Begin

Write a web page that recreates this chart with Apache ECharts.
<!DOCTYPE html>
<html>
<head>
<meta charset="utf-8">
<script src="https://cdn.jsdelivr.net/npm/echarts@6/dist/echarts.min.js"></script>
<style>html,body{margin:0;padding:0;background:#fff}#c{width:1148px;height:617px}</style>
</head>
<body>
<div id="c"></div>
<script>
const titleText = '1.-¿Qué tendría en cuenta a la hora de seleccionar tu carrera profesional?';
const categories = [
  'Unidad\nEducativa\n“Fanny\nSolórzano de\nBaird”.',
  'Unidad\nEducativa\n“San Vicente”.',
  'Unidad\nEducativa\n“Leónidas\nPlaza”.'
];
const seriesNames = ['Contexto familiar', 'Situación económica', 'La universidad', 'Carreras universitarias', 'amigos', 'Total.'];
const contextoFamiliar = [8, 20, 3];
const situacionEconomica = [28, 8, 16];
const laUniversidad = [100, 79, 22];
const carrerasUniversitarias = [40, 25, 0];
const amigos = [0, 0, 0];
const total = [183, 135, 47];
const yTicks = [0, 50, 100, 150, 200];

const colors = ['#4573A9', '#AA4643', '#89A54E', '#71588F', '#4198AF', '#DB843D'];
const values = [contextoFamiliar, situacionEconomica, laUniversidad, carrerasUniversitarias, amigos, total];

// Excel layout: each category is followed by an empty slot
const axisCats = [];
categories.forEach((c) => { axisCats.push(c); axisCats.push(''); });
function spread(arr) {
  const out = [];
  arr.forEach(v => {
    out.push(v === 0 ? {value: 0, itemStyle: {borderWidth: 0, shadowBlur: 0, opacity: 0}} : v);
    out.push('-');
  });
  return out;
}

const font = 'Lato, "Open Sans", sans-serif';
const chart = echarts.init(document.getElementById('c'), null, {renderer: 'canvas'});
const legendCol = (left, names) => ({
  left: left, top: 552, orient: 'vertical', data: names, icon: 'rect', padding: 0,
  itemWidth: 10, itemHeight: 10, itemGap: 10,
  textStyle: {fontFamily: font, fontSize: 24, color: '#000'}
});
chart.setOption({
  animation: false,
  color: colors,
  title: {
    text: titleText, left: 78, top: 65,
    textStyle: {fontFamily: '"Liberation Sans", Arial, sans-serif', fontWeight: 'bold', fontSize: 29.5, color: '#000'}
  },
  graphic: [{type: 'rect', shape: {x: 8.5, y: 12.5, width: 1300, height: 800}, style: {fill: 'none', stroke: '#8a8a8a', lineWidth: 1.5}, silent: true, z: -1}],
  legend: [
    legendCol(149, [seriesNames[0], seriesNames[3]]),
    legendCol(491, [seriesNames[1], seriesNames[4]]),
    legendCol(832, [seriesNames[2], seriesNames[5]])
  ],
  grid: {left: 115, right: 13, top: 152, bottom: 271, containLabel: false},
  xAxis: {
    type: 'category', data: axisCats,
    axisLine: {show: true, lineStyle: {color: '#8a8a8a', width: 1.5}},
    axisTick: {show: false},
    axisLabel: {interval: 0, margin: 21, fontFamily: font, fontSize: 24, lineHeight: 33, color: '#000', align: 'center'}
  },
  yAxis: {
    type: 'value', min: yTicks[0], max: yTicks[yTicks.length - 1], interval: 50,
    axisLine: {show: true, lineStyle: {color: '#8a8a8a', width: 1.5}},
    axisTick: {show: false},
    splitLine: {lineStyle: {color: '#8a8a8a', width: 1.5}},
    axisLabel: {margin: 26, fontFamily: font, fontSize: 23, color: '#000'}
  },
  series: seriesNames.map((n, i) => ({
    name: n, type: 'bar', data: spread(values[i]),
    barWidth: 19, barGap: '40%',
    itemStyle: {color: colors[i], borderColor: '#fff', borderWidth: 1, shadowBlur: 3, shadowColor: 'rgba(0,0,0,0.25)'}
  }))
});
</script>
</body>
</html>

End

**REQUIRED WORK:** Give the listing above again, word for word.

**IN RESPONSE:**
Write a web page that recreates this chart with Apache ECharts.
<!DOCTYPE html>
<html>
<head>
<meta charset="utf-8">
<script src="https://cdn.jsdelivr.net/npm/echarts@6/dist/echarts.min.js"></script>
<style>html,body{margin:0;padding:0;background:#fff}#c{width:1148px;height:617px}</style>
</head>
<body>
<div id="c"></div>
<script>
const titleText = '1.-¿Qué tendría en cuenta a la hora de seleccionar tu carrera profesional?';
const categories = [
  'Unidad\nEducativa\n“Fanny\nSolórzano de\nBaird”.',
  'Unidad\nEducativa\n“San Vicente”.',
  'Unidad\nEducativa\n“Leónidas\nPlaza”.'
];
const seriesNames = ['Contexto familiar', 'Situación económica', 'La universidad', 'Carreras universitarias', 'amigos', 'Total.'];
const contextoFamiliar = [8, 20, 3];
const situacionEconomica = [28, 8, 16];
const laUniversidad = [100, 79, 22];
const carrerasUniversitarias = [40, 25, 0];
const amigos = [0, 0, 0];
const total = [183, 135, 47];
const yTicks = [0, 50, 100, 150, 200];

const colors = ['#4573A9', '#AA4643', '#89A54E', '#71588F', '#4198AF', '#DB843D'];
const values = [contextoFamiliar, situacionEconomica, laUniversidad, carrerasUniversitarias, amigos, total];

// Excel layout: each category is followed by an empty slot
const axisCats = [];
categories.forEach((c) => { axisCats.push(c); axisCats.push(''); });
function spread(arr) {
  const out = [];
  arr.forEach(v => {
    out.push(v === 0 ? {value: 0, itemStyle: {borderWidth: 0, shadowBlur: 0, opacity: 0}} : v);
    out.push('-');
  });
  return out;
}

const font = 'Lato, "Open Sans", sans-serif';
const chart = echarts.init(document.getElementById('c'), null, {renderer: 'canvas'});
const legendCol = (left, names) => ({
  left: left, top: 552, orient: 'vertical', data: names, icon: 'rect', padding: 0,
  itemWidth: 10, itemHeight: 10, itemGap: 10,
  textStyle: {fontFamily: font, fontSize: 24, color: '#000'}
});
chart.setOption({
  animation: false,
  color: colors,
  title: {
    text: titleText, left: 78, top: 65,
    textStyle: {fontFamily: '"Liberation Sans", Arial, sans-serif', fontWeight: 'bold', fontSize: 29.5, color: '#000'}
  },
  graphic: [{type: 'rect', shape: {x: 8.5, y: 12.5, width: 1300, height: 800}, style: {fill: 'none', stroke: '#8a8a8a', lineWidth: 1.5}, silent: true, z: -1}],
  legend: [
    legendCol(149, [seriesNames[0], seriesNames[3]]),
    legendCol(491, [seriesNames[1], seriesNames[4]]),
    legendCol(832, [seriesNames[2], seriesNames[5]])
  ],
  grid: {left: 115, right: 13, top: 152, bottom: 271, containLabel: false},
  xAxis: {
    type: 'category', data: axisCats,
    axisLine: {show: true, lineStyle: {color: '#8a8a8a', width: 1.5}},
    axisTick: {show: false},
    axisLabel: {interval: 0, margin: 21, fontFamily: font, fontSize: 24, lineHeight: 33, color: '#000', align: 'center'}
  },
  yAxis: {
    type: 'value', min: yTicks[0], max: yTicks[yTicks.length - 1], interval: 50,
    axisLine: {show: true, lineStyle: {color: '#8a8a8a', width: 1.5}},
    axisTick: {show: false},
    splitLine: {lineStyle: {color: '#8a8a8a', width: 1.5}},
    axisLabel: {margin: 26, fontFamily: font, fontSize: 23, color: '#000'}
  },
  series: seriesNames.map((n, i) => ({
    name: n, type: 'bar', data: spread(values[i]),
    barWidth: 19, barGap: '40%',
    itemStyle: {color: colors[i], borderColor: '#fff', borderWidth: 1, shadowBlur: 3, shadowColor: 'rgba(0,0,0,0.25)'}
  }))
});
</script>
</body>
</html>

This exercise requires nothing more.